No dia em que as candidaturas saíram, confesso ter pesquisado acerca desta pessoa, apenas para saber se ela tinha conseguido o mesmo que eu, e se estava a ser sucesso. O meu lado criança tremeu, amedrontado, com receio de que os nossos encontros se pudessem tornar constantes. Por outro lado, acalmei-o e chamei-o à atenção para o facto de já termos ultrapassado esse problema e que, independentemente daquilo que o destino quisesse, nem eu nem ela (a bully) teríamos de manter um diálogo. E hoje, dia 4 de outubro de 2016, encarei esta pessoa de forma adulta, a levitar numa serenidade que jamais imaginaria possível. Eu tive, e tenho, todos os motivos à face da terra para a odiar, mas no lugar disso, apenas existe um espaço no qual habita a empatia, a paz e o perdão. Vivi dias terríveis dentro de mim mesma, onde a cada segundo de memória, chorava fechada no quarto, imersa numa situação que, aos meus olhos de hoje, não deveria ter sido passada sozinha. Cada vez mais, estou convencida de que deixar-nos embalar pela dor em doses pequenas, é a melhor forma de nos vermos livres dela, encontrando assim aquele conforto que tanto necessitamos. Se reprimi, se sofri calada, se nunca denunciei, hoje estou em paz com esse assunto. O ocorrido fez-me encarar a pessoa como alguém que nunca conheci na vida. Não no estado de negação, mas na medida em que para mim, ela já não me diz nada. Desconfio de que mesmo tendo arrastado os olhos para cima de mim, não me tenha reconhecido, o que a meu ver, é melhor. O mais engraçado, é que a nossa posição no autocarro serviu como uma metáfora: ela, sentada, e eu de pé, a observar-lhe de cima. Não que eu veja isto como o facto de me sentir superior, mas sim porque me superei, quando poderia muito bem ter ficado nervosa, descontrolada, com medo de ser reconhecida.

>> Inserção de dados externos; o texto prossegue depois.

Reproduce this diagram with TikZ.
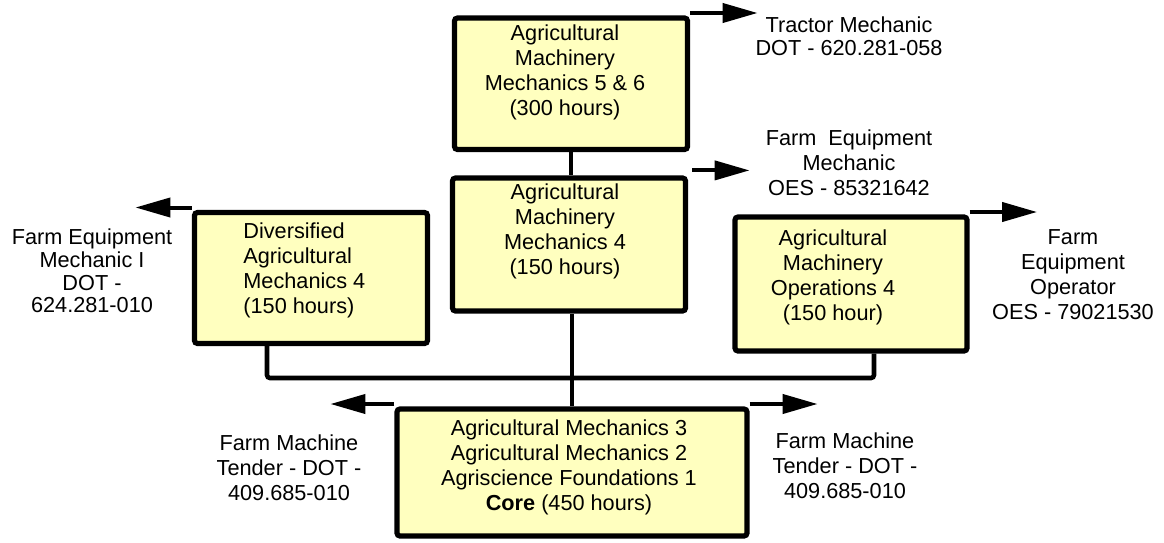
\documentclass[tikz,border=0pt]{standalone}
\usepackage{fontspec}
\setmainfont{Liberation Sans}
\usetikzlibrary{arrows.meta}
\definecolor{boxyellow}{RGB}{255,255,191}

\begin{document}
\begin{tikzpicture}[x=0.5pt, y=-0.5pt,
    box/.style={draw, line width=2.6pt, fill=boxyellow, rounded corners=1.5pt, inner sep=0pt},
    txt/.style={align=center, inner sep=0pt, font=\fontsize{10.85pt}{12.5pt}\selectfont},
    link/.style={line width=2.3pt, rounded corners=1.5pt},
    outarrow/.style={line width=2pt, -{Triangle[length=17.5pt,width=9.5pt]}}]
    \useasboundingbox (0,0) rectangle (1164,542);

    % Course boxes
    \node[box, minimum width=116.5pt, minimum height=65.75pt] (top) at (571,83.75) {};
    \node[box, minimum width=116.5pt, minimum height=66.5pt] (mid) at (569,244.5) {};
    \node[box, minimum width=116.5pt, minimum height=65.5pt] (lbox) at (311,278) {};
    \node[box, minimum width=116pt, minimum height=67pt] (rbox) at (851,284) {};
    \node[box, minimum width=175pt, minimum height=63.5pt] (core) at (572,472.5) {};

    % Box texts
    \node[txt] (toptxt) at (565,72.5) {Agricultural\\Machinery\\Mechanics 5 \& 6\\(300 hours)};
    \node[txt] (midtxt) at (565,231) {Agricultural\\Machinery\\Mechanics 4\\(150 hours)};
    \node[txt, align=left, anchor=west] (lboxtxt) at (243,270.5) {Diversified\\Agricultural\\Mechanics 4\\(150 hours)};
    \node[txt] (rboxtxt) at (833,277.5) {Agricultural\\Machinery\\Operations 4\\(150 hour)};
    \node[txt] (coretxt) at (569,467) {Agricultural Mechanics 3\\Agricultural Mechanics 2\\Agriscience Foundations 1\\\textbf{Core} (450 hours)};

    % Links between courses
    \coordinate (busL) at (267,378);
    \coordinate (busR) at (874,378);
    \draw[link] (top.south) -- (top.south |- mid.north);
    \draw[link] (mid.south -| core.north) -- (core.north);
    \draw[link] (lbox.south -| busL) -- (busL) -- (busR) -- (rbox.south -| busR);

    % Job outlets
    \coordinate (topout) at ([xshift=33.75pt, yshift=1.2pt]top.north east);
    \coordinate (midout) at ([xshift=30.75pt, yshift=2.5pt]mid.north east);
    \coordinate (lout) at ([xshift=-28.25pt, yshift=1.2pt]lbox.north west);
    \coordinate (rout) at ([xshift=33.75pt, yshift=1.2pt]rbox.north east);
    \coordinate (coreLout) at ([xshift=-32pt, yshift=1.2pt]core.north west);
    \coordinate (coreRout) at ([xshift=34pt, yshift=1.2pt]core.north east);
    \draw[outarrow] (top.north east |- topout) -- (topout);
    \draw[outarrow] ([xshift=2pt]mid.north east |- midout) -- (midout);
    \draw[outarrow] (lbox.north west |- lout) -- (lout);
    \draw[outarrow] (rbox.north east |- rout) -- (rout);
    \draw[outarrow] (core.north west |- coreLout) -- (coreLout);
    \draw[outarrow] (core.north east |- coreRout) -- (coreRout);

    % Job titles
    \node[txt, font=\fontsize{10.85pt}{11.5pt}\selectfont] (tractor) at (849,36.5) {Tractor Mechanic\\DOT - 620.281-058};
    \node[txt] (femech) at (849,163) {Farm~ Equipment\\Mechanic\\OES - 85321642};
    \node[txt, font=\fontsize{10.85pt}{11.3pt}\selectfont] (femechI) at (92,271) {Farm Equipment\\Mechanic I\\DOT -\\624.281-010};
    \node[txt] (feoper) at (1073,275) {Farm\\Equipment\\Operator\\OES - 79021530};
    \node[txt] (tenderL) at (289,467.5) {Farm Machine\\Tender - DOT -\\409.685-010};
    \node[txt] (tenderR) at (845,466) {Farm Machine\\Tender - DOT -\\409.685-010};
\end{tikzpicture}
\end{document}
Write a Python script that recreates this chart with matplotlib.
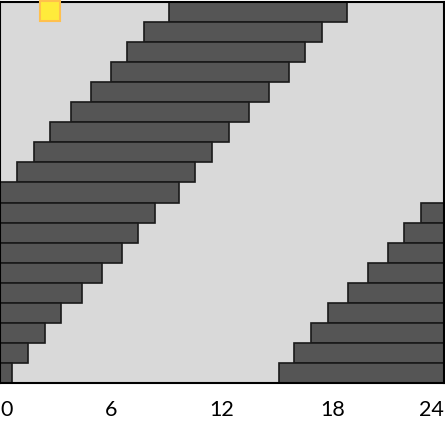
import matplotlib.pyplot as plt
from matplotlib.lines import Line2D

# shift blocks, one row per day, hours on x (wrapped at 24)
rows = list(range(19))
start = [9.14, 7.78, 6.86, 6.00, 4.92, 3.84, 2.70, 1.84, 0.92, 0.00,
         0.00, 0.00, 0.00, 0.00, 0.00, 0.00, 0.00, 0.00, 0.00]
end = [18.76, 17.40, 16.49, 15.62, 14.54, 13.46, 12.38, 11.46, 10.54, 9.68,
       8.38, 7.46, 6.59, 5.51, 4.43, 3.30, 2.43, 1.51, 0.65]
# wrapped part of the later rows
wrap_rows = list(range(10, 19))
wrap_start = [22.76, 21.84, 20.97, 19.89, 18.81, 17.73, 16.81, 15.89, 15.08]
wrap_end = [24] * 9

xticks = [0, 6, 12, 18, 24]
xlabels = ['0', '6', '12', '18', '24']

fig = plt.figure(figsize=(4.45, 4.21), dpi=100)
ax = fig.add_axes([0.0, 38 / 421, 444 / 445, 381 / 421])
ax.set_facecolor('#d9d9d9')

bar_kw = dict(height=1.0, color='#555555', edgecolor='#1a1a1a', linewidth=1.2)
ax.barh(rows, [e - s for s, e in zip(start, end)], left=start, **bar_kw)
ax.barh(wrap_rows, [e - s for s, e in zip(wrap_start, wrap_end)], left=wrap_start, **bar_kw)

ax.set_xlim(0, 24)
ax.set_ylim(18.5, -0.5)
ax.set_yticks([])
ax.set_xticks(xticks)
ax.set_xticklabels(xlabels, fontsize=15.5, family='Lato')
labs = ax.get_xticklabels()
labs[0].set_ha('left')
labs[-1].set_ha('right')
ax.tick_params(axis='x', length=0, pad=12)
for sp in ax.spines.values():
    sp.set_color('black')
    sp.set_linewidth(1.5)

# little yellow legend marker in the corner
handle = Line2D([], [], linestyle='none', marker='s', markersize=14.5,
                markerfacecolor='#ffeb3b', markeredgecolor='#ffc04d', markeredgewidth=1.5)
ax.legend([handle], [''], loc='upper left', bbox_to_anchor=(0.057, 1.021),
          frameon=False, handletextpad=0, borderpad=0.3)

fig.savefig('out.png', dpi=100)
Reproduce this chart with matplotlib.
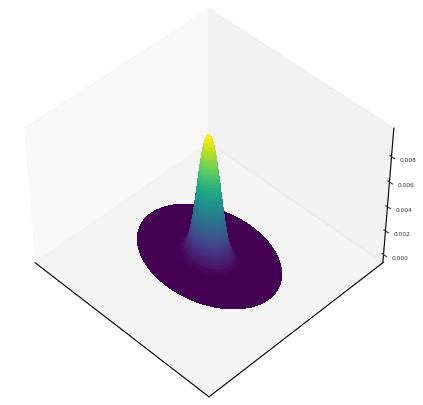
import matplotlib

matplotlib.use("Agg")

import matplotlib.pyplot as plt
import numpy as np

# radial profile (disk of radius 1), one ring per height step
radius = [0.0, 0.033, 0.046, 0.056, 0.065, 0.073, 0.081, 0.087, 0.094, 0.099, 0.105, 0.110, 0.116, 0.121,
          0.125, 0.131, 0.135, 0.140, 0.145, 0.150, 0.154, 0.158, 0.163, 0.168, 0.173, 0.177, 0.182, 0.187,
          0.191, 0.195, 0.200, 0.205, 0.211, 0.215, 0.221, 0.226, 0.233, 0.238, 0.245, 0.252, 0.260, 0.267,
          0.276, 0.286, 0.297, 0.310, 0.326, 0.348, 0.382, 0.414, 0.451, 0.52, 0.80, 1.0]
height = [0.0098, 0.0096, 0.0094, 0.0092, 0.0090, 0.0088, 0.0086, 0.0084, 0.0082, 0.0080, 0.0078, 0.0076,
          0.0074, 0.0072, 0.0070, 0.0068, 0.0066, 0.0064, 0.0062, 0.0060, 0.0058, 0.0056, 0.0054, 0.0052,
          0.0050, 0.0048, 0.0046, 0.0044, 0.0042, 0.0040, 0.0038, 0.0036, 0.0034, 0.0032, 0.0030, 0.0028,
          0.0026, 0.0024, 0.0022, 0.0020, 0.0018, 0.0016, 0.0014, 0.0012, 0.0010, 0.0008, 0.0006, 0.0004,
          0.0002, 0.0001, 0.00004, 0.0, 0.0, 0.0]
z_ticks = [0.000, 0.002, 0.004, 0.006, 0.008]

fig = plt.figure(figsize=(4.23, 4.06), dpi=100)
ax = fig.add_axes([-8 / 423, -1 / 406, 1, 1], projection="3d")

theta = np.radians(np.arange(0, 361, 3))
R, T = np.meshgrid(radius, theta)
Z = np.tile(height, (len(theta), 1))
ax.plot_surface(R * np.cos(T), R * np.sin(T), Z, cmap="viridis", linewidth=0, antialiased=False,
                rcount=Z.shape[0], ccount=Z.shape[1])

ax.set_xlim(-1.489, 1.471)
ax.set_ylim(-2.087, 2.113)
ax.set_zlim(-0.0007, 0.0102)
ax.set_box_aspect((4, 4, 3), zoom=0.97)
ax.view_init(elev=45, azim=-45)
ax.set_xticks([])
ax.set_yticks([])
ax.set_zticks(z_ticks)
ax.set_zticklabels([f"{v:.3f}" for v in z_ticks])
ax.tick_params(axis="z", labelsize=4.2, pad=-1, colors="#333333")
ax.grid(False)

fig.savefig("out.png", dpi=100)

Foi uma lição que levarei avante na minha vida, diga-se, uma pequena conquista. Sei que este pulsar diferente dos outros jamais se desvanecerá. Sofrer de bullying não é caso para brincadeiras, e quem sofreu do mesmo que eu, sabe perfeitamente disso. Podemos perdoar, estar de paz com a vida, mas há dias e momentos em que as recordações acenam-nos no canto da nossa mente, obrigando-nos a relembrar os dias negros que vivemos. Apesar de tudo, estou feliz por ela ter conseguido prosseguir com os estudos; estou radiante pelo facto de ter enfrentado a situação de forma lúcida, porém, estou ainda mais agradecida por ter vivido esta ocorrência, que me deslindou um vazio que não existe mais.
6 Comments
Joana
4 de Outubro, 2016 at 22:05É por isto que te admiro tanto. Disseste tão bem, tu superaste-te, é literalmente isso.
Também eu encaro com regularidade as pessoas que me fizeram tão infeliz durante imenso tempo e é exactamente o que dizes: sinto uma calma dentro de mim que nunca pensei sentir.
Crescemos, é verdade que estaremos sempre um pouco danificadas e que isto vai sempre trazer-nos algumas memórias, porém, não deixamos de ter crescido. E isso é excelente. Deles não podemos saber nada, se evoluíram ou se são pessoas melhores. Mas de nós mesmo sabemos o que aconteceu com o tempo. E isso é crucial!
Fico mesmo feliz que tenhas visto as coisas deste prisma.
Beijinhos 🙂
Carolayne R.
4 de Outubro, 2016 at 23:40As tuas palavras desarmam-me por completo. Obrigada pelo comentário, pelo apoio, pela compreensão. O que dizes é bem verdade, e subscrevo completamente. Apesar da dor, o nosso crescimento e amadurecimento é o que importa, de facto!
Beijinhos!
Joana
5 de Outubro, 2016 at 10:06Lyne, desarmaram-te pelas razões que te disse: cresceste, sentes e vives. Ainda bem que assim é.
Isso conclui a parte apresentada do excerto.